かの千利休は紅葉よりも緑葉を好んだとされますが、通天橋の上で足を止め、青もみじの雲海をわたる風に身を委ねると、日頃、自分で自分のことを縛りがちな、そんな束縛感から解放されて、悩みもさっぱりと消えてゆきます。

こうでなければならない、こうしなければならない───そんなふうに既成概念や固定観念で凝り固まった人には、おすすめのスポットです。

スケールが大きく、オープンマインドな禅宗寺院

京都駅にほど近い、東山九条に伽藍(がらん)を構える「慧日山(えにちさん)・東福寺」は、鎌倉時代に九條家によって創建されて以来、長きにわたって“京都最大の禅苑”と言われてきました。

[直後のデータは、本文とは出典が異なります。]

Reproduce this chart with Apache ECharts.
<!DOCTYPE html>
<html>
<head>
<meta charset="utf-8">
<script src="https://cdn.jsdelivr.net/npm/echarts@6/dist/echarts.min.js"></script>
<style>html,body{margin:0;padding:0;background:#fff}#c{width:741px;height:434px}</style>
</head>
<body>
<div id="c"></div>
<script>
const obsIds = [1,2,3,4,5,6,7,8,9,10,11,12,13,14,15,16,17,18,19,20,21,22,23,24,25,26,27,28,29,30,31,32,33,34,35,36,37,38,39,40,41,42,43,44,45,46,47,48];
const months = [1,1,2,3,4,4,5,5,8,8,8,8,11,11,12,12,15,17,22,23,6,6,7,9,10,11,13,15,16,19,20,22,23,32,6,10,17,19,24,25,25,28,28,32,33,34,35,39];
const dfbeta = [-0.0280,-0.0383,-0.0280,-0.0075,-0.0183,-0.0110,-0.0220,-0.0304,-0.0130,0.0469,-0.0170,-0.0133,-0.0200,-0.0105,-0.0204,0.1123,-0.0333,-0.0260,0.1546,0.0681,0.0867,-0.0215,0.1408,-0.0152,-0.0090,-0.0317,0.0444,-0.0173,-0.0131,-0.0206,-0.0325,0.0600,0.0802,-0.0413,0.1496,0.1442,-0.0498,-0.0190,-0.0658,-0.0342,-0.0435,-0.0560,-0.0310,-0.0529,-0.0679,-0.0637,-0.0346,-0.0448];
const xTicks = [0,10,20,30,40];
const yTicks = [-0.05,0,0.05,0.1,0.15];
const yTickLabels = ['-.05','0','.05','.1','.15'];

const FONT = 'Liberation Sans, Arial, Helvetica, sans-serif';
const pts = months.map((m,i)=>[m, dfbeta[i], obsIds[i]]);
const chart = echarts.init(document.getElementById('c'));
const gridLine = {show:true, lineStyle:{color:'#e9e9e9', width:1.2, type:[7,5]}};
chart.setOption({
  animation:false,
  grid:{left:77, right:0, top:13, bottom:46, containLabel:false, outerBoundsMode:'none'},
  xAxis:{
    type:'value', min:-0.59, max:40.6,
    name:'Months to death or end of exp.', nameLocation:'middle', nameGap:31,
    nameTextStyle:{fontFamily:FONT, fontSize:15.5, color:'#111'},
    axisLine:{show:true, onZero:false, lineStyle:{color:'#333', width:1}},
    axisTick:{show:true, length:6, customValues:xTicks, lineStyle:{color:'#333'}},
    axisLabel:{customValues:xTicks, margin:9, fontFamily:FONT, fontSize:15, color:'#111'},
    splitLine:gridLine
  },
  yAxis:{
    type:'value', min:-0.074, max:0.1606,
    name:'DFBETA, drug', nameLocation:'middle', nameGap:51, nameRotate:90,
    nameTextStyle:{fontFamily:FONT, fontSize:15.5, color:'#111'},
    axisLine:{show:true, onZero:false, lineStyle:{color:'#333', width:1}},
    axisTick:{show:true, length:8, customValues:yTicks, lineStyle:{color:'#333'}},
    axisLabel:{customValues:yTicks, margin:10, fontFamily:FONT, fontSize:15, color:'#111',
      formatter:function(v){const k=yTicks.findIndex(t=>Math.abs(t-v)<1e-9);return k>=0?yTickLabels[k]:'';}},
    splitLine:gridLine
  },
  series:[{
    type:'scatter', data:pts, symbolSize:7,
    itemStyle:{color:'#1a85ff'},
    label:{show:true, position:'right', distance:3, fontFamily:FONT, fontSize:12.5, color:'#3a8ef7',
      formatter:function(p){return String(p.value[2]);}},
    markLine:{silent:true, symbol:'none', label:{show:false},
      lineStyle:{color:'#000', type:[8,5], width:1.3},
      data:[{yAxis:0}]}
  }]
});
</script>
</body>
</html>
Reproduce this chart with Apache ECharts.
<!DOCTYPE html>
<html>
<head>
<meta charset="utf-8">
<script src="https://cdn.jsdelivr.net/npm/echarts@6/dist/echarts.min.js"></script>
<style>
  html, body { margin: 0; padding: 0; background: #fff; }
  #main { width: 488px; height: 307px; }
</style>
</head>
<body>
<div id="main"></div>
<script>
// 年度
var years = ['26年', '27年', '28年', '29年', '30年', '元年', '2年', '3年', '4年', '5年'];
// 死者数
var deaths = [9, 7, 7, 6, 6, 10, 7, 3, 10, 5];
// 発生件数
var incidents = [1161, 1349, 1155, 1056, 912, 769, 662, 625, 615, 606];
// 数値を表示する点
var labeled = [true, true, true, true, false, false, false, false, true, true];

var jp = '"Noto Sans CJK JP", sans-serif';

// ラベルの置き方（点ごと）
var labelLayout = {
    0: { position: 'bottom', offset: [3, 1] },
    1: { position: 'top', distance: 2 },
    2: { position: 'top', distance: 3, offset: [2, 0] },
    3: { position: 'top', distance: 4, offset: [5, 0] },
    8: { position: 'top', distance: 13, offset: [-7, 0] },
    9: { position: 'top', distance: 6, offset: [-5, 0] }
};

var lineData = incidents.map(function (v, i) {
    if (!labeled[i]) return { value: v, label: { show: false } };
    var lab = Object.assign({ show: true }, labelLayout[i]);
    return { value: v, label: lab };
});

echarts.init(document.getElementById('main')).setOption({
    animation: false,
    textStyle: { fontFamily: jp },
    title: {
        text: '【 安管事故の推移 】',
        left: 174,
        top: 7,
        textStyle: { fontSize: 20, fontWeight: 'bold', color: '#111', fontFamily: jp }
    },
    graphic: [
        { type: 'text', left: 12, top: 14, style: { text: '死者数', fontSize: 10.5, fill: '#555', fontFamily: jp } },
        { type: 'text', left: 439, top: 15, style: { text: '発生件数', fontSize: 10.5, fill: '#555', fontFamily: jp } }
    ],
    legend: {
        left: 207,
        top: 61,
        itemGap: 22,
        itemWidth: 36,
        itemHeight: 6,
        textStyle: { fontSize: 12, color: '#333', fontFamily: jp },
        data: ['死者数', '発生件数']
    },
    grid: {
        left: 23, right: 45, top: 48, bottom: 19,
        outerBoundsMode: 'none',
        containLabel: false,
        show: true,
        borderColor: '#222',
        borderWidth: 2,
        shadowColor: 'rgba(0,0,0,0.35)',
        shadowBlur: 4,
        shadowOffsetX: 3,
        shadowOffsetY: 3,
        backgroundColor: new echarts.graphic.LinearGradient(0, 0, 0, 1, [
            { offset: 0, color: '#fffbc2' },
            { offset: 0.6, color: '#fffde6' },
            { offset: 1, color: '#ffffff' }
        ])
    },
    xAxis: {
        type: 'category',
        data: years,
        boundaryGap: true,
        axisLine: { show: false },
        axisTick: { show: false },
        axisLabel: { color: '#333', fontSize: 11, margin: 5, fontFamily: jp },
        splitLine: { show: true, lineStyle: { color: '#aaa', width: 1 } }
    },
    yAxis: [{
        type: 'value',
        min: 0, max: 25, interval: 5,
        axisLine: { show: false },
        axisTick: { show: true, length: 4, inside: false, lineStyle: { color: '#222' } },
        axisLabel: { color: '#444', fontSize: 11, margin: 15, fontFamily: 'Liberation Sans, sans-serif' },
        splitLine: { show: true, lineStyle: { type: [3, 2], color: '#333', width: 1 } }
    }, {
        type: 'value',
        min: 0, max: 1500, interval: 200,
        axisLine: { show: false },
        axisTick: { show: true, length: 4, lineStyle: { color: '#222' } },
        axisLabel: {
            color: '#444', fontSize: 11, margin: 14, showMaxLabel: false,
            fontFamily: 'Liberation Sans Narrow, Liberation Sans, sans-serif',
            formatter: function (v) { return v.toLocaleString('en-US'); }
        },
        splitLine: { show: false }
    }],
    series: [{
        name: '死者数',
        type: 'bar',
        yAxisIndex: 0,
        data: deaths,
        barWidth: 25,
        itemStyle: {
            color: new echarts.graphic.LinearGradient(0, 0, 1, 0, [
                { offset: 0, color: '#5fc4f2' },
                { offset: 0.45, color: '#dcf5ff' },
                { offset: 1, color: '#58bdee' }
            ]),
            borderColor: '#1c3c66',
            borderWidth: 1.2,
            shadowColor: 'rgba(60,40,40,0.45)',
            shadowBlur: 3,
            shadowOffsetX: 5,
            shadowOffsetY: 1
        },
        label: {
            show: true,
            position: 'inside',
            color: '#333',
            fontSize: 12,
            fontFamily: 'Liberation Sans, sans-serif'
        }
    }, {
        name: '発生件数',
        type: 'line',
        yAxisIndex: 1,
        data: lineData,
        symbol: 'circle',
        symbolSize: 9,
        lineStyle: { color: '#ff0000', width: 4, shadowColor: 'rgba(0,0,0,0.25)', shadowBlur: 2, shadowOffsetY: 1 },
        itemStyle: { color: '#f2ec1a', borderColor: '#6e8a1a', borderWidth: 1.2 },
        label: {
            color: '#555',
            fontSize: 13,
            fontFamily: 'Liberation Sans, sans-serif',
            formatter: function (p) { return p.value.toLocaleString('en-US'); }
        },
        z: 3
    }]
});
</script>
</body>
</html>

明治時代の廃仏毀釈(はいぶつきしゃく)で縮小される前の旧寺領は、実に12万坪。現在、日本最大の禅寺である妙心寺の、およそ2倍の広さだったそうです。 

開山は、円爾弁円(えんにべんえん:聖一 (しょういち) 国師とも)。日本に禅をもたらした栄西の孫弟子にあたる人物です。

栄西といえば、中国から持ち帰った茶の種を、高山寺の明恵(第一回参照)に譲った茶祖としても知られていますが、円爾もまた、中国から持ち帰った茶の種を郷里の静岡に伝えたことから、静岡茶(本山茶)の始祖と言われています。

仏殿前に生息する伊吹も円爾が宋から持ち帰ったという伝承がある。江戸時代には既に古樹として知られ、東福寺とともに長い歴史を見つめ続けてきた樹木

円爾は1235年、中国(南宋)の朝廷に選定された「五山第一位の径山・萬寿寺(きんざん・まんじゅじ)」へ入山し、無準師範(ぶじゅんしはん)に師事。六年間修行を積みました。

南宋の臨済宗の寺院は、〝閉ざされた世界〟などではなく、むしろ僧侶たちは自由闊達に、文人でもあった科挙官僚などとも交流がありました。

東福寺も、こうした大らかで柔らかな気風を受け継いでいます。